Set problem
Exclude the pictures, then copy word for word the lines running from the beginning of the records through the line with "(421,91) circle (21);".

Information provided
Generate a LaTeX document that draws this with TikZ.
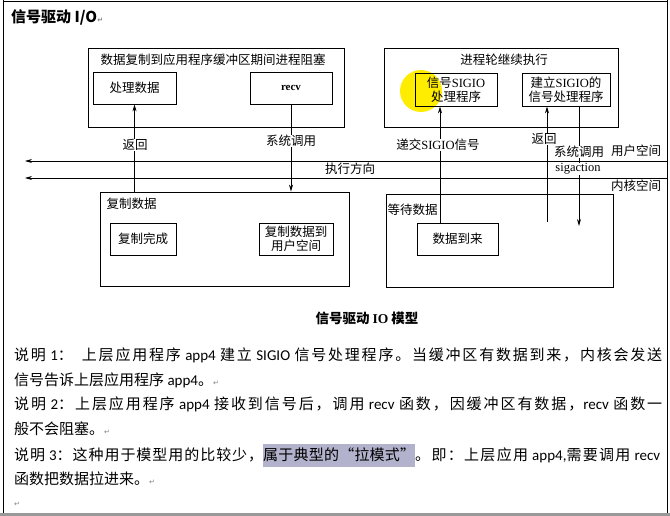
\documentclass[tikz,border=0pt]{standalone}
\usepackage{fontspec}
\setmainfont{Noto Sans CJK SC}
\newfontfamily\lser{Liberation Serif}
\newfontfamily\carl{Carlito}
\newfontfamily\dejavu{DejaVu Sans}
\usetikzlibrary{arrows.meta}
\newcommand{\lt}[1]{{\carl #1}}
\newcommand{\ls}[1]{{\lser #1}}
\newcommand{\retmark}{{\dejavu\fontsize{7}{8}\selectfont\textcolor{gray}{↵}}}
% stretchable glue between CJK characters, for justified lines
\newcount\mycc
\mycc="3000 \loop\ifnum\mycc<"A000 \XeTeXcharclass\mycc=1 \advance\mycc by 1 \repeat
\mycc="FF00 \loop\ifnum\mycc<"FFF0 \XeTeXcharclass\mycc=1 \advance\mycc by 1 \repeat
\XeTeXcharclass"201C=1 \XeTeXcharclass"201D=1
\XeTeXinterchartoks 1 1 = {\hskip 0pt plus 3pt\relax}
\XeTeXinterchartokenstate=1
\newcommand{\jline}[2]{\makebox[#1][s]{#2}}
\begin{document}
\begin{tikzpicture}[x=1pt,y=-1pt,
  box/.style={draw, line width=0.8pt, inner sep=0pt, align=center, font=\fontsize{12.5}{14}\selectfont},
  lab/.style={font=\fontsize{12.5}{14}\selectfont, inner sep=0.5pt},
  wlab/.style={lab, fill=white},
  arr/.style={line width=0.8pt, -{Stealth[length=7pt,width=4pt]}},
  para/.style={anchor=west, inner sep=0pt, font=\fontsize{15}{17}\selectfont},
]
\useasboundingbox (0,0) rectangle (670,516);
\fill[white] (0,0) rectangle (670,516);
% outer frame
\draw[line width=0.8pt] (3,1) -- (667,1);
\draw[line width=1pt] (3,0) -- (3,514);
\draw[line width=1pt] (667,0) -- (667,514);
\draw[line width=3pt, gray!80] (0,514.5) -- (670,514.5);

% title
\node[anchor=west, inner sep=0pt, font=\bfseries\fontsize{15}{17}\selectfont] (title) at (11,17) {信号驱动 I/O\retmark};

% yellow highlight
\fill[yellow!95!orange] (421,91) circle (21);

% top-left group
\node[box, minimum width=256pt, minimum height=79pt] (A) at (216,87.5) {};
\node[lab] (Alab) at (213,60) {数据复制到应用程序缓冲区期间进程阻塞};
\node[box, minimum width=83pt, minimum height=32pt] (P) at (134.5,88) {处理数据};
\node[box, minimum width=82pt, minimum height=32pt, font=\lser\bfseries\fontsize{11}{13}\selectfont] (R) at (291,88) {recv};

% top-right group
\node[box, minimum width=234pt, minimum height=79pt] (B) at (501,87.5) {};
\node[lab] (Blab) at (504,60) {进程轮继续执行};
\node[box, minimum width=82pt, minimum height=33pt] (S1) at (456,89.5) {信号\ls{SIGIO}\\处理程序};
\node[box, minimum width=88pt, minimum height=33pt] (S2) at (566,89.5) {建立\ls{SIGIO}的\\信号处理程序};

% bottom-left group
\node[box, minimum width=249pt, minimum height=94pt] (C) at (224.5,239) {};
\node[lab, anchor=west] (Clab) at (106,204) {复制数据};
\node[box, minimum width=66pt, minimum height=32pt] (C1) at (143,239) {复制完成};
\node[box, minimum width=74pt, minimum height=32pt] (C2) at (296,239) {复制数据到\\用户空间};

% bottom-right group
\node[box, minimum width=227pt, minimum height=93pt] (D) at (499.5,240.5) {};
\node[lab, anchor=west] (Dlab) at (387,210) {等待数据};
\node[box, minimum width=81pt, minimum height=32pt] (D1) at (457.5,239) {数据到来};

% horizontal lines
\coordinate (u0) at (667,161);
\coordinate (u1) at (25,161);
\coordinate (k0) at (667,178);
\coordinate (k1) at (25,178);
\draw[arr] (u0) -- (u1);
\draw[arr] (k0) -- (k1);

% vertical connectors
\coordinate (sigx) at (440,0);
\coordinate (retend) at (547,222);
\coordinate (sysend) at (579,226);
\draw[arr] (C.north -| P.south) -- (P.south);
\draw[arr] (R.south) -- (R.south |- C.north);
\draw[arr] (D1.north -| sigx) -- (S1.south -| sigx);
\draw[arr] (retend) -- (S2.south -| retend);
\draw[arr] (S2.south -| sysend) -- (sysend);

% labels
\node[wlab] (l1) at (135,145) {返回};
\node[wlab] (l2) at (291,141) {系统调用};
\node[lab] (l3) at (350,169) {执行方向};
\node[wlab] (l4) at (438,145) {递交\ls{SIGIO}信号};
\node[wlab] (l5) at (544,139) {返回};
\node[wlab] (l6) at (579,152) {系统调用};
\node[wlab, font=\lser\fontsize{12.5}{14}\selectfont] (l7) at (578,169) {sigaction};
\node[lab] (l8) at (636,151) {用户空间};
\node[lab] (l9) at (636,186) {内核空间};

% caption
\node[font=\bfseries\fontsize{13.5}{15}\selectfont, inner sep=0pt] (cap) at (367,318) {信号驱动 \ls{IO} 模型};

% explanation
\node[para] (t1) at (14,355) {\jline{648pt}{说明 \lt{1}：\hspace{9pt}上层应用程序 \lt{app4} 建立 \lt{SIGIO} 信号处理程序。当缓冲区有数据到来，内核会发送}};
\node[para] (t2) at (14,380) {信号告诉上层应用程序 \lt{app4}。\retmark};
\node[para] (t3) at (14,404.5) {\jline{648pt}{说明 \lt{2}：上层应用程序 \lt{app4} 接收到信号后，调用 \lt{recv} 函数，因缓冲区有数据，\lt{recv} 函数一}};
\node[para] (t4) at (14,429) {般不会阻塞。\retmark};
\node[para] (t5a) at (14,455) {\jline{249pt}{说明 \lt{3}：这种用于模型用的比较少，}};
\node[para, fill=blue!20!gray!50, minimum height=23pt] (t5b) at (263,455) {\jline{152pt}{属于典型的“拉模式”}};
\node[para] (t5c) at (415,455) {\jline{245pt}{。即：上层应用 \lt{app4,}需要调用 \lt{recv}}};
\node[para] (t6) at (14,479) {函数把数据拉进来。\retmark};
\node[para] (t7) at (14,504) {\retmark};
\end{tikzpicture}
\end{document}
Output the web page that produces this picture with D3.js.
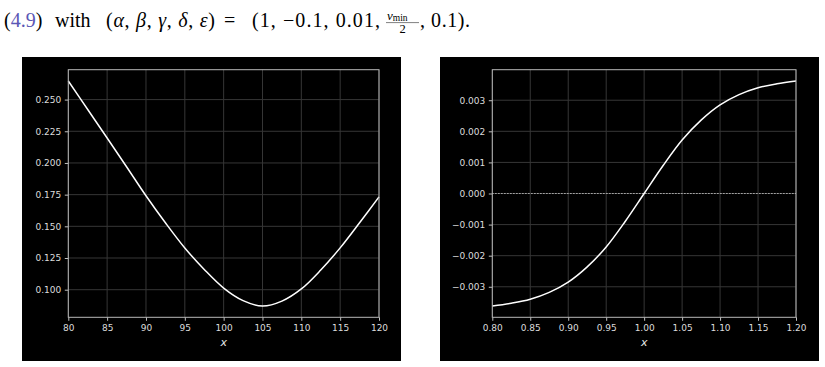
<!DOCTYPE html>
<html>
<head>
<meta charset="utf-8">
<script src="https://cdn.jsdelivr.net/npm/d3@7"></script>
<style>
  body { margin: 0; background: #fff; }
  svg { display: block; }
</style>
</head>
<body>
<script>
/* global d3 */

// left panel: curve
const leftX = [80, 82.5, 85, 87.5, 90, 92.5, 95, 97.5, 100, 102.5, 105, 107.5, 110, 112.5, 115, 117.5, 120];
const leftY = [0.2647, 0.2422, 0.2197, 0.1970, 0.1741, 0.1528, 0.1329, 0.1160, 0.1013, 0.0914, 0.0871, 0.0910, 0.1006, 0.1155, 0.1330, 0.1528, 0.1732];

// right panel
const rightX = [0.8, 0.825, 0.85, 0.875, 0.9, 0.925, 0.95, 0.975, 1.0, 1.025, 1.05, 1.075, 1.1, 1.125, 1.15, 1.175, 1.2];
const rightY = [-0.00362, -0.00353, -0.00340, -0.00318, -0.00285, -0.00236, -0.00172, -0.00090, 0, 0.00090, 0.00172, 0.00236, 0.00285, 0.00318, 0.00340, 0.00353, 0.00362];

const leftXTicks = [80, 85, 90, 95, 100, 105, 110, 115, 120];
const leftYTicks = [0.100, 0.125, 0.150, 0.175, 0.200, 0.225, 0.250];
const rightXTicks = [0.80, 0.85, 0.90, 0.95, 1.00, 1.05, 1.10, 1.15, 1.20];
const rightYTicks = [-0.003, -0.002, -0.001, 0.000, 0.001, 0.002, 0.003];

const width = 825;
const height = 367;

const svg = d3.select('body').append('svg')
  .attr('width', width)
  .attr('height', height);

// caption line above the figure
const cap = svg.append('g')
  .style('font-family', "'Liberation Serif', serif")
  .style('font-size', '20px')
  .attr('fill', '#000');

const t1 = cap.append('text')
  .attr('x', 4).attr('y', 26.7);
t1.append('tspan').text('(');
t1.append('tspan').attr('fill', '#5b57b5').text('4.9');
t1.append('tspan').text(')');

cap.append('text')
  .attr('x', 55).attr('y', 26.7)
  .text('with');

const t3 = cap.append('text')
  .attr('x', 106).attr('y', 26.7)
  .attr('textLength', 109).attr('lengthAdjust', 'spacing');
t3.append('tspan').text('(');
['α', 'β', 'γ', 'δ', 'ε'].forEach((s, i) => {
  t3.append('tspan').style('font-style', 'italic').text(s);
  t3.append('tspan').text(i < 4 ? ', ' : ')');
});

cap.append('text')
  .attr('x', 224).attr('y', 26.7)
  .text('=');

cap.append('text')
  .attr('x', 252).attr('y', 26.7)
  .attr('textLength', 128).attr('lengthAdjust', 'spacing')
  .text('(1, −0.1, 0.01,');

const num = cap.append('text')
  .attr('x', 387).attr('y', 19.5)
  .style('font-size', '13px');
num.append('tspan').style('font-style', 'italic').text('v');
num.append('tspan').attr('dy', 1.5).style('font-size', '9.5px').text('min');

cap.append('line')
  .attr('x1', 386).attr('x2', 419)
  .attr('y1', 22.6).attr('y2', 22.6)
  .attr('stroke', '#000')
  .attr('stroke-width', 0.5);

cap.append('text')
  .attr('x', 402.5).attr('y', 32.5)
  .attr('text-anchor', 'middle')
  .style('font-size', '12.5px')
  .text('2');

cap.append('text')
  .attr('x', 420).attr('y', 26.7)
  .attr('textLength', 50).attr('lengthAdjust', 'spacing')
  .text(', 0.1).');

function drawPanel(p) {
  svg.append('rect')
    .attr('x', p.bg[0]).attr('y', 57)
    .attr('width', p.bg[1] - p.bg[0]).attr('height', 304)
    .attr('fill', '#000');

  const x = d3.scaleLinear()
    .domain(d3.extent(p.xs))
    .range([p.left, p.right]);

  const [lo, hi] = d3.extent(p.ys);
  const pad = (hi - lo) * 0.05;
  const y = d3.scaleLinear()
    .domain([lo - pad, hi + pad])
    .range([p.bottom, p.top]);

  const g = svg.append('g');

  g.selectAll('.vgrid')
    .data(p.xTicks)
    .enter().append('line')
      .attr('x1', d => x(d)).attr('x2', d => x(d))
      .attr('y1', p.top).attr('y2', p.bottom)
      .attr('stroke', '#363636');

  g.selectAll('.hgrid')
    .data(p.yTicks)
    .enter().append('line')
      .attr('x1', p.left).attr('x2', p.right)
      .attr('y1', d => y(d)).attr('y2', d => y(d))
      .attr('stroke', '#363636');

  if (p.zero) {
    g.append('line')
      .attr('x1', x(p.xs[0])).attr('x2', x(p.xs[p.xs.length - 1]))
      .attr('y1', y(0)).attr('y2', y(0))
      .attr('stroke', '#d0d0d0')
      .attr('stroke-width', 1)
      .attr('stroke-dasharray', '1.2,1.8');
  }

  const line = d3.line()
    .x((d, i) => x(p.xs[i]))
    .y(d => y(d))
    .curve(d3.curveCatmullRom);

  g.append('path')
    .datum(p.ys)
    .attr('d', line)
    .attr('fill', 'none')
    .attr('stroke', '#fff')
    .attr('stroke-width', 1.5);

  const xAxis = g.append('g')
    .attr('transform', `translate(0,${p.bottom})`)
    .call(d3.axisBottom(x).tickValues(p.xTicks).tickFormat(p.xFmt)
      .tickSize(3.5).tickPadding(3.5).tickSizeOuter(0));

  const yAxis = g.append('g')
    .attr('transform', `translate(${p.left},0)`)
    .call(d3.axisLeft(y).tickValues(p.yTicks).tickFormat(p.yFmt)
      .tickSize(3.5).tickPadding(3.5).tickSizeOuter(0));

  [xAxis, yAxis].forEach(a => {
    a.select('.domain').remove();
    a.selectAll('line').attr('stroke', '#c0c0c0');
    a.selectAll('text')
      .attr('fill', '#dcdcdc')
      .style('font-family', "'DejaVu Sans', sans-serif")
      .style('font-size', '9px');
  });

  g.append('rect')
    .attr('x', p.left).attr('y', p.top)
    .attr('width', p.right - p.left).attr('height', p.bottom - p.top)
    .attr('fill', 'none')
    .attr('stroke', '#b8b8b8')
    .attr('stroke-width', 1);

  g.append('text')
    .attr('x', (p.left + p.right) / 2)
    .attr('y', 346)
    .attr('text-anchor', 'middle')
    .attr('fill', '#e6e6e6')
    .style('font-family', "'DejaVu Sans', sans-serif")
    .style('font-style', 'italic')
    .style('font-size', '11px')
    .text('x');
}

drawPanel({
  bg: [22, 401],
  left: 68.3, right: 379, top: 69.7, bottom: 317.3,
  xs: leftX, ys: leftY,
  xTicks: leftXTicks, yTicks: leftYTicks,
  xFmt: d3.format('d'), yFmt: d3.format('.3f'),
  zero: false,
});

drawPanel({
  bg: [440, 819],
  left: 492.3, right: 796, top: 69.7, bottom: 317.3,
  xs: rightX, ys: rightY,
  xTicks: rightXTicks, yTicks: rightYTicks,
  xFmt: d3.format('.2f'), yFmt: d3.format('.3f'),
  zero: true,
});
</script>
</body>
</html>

Solution to the problem
Generate a LaTeX document that draws this with TikZ.
\documentclass[tikz,border=0pt]{standalone}
\usepackage{fontspec}
\setmainfont{Noto Sans CJK SC}
\newfontfamily\lser{Liberation Serif}
\newfontfamily\carl{Carlito}
\newfontfamily\dejavu{DejaVu Sans}
\usetikzlibrary{arrows.meta}
\newcommand{\lt}[1]{{\carl #1}}
\newcommand{\ls}[1]{{\lser #1}}
\newcommand{\retmark}{{\dejavu\fontsize{7}{8}\selectfont\textcolor{gray}{↵}}}
% stretchable glue between CJK characters, for justified lines
\newcount\mycc
\mycc="3000 \loop\ifnum\mycc<"A000 \XeTeXcharclass\mycc=1 \advance\mycc by 1 \repeat
\mycc="FF00 \loop\ifnum\mycc<"FFF0 \XeTeXcharclass\mycc=1 \advance\mycc by 1 \repeat
\XeTeXcharclass"201C=1 \XeTeXcharclass"201D=1
\XeTeXinterchartoks 1 1 = {\hskip 0pt plus 3pt\relax}
\XeTeXinterchartokenstate=1
\newcommand{\jline}[2]{\makebox[#1][s]{#2}}
\begin{document}
\begin{tikzpicture}[x=1pt,y=-1pt,
  box/.style={draw, line width=0.8pt, inner sep=0pt, align=center, font=\fontsize{12.5}{14}\selectfont},
  lab/.style={font=\fontsize{12.5}{14}\selectfont, inner sep=0.5pt},
  wlab/.style={lab, fill=white},
  arr/.style={line width=0.8pt, -{Stealth[length=7pt,width=4pt]}},
  para/.style={anchor=west, inner sep=0pt, font=\fontsize{15}{17}\selectfont},
]
\useasboundingbox (0,0) rectangle (670,516);
\fill[white] (0,0) rectangle (670,516);
% outer frame
\draw[line width=0.8pt] (3,1) -- (667,1);
\draw[line width=1pt] (3,0) -- (3,514);
\draw[line width=1pt] (667,0) -- (667,514);
\draw[line width=3pt, gray!80] (0,514.5) -- (670,514.5);

% title
\node[anchor=west, inner sep=0pt, font=\bfseries\fontsize{15}{17}\selectfont] (title) at (11,17) {信号驱动 I/O\retmark};

% yellow highlight
\fill[yellow!95!orange] (421,91) circle (21);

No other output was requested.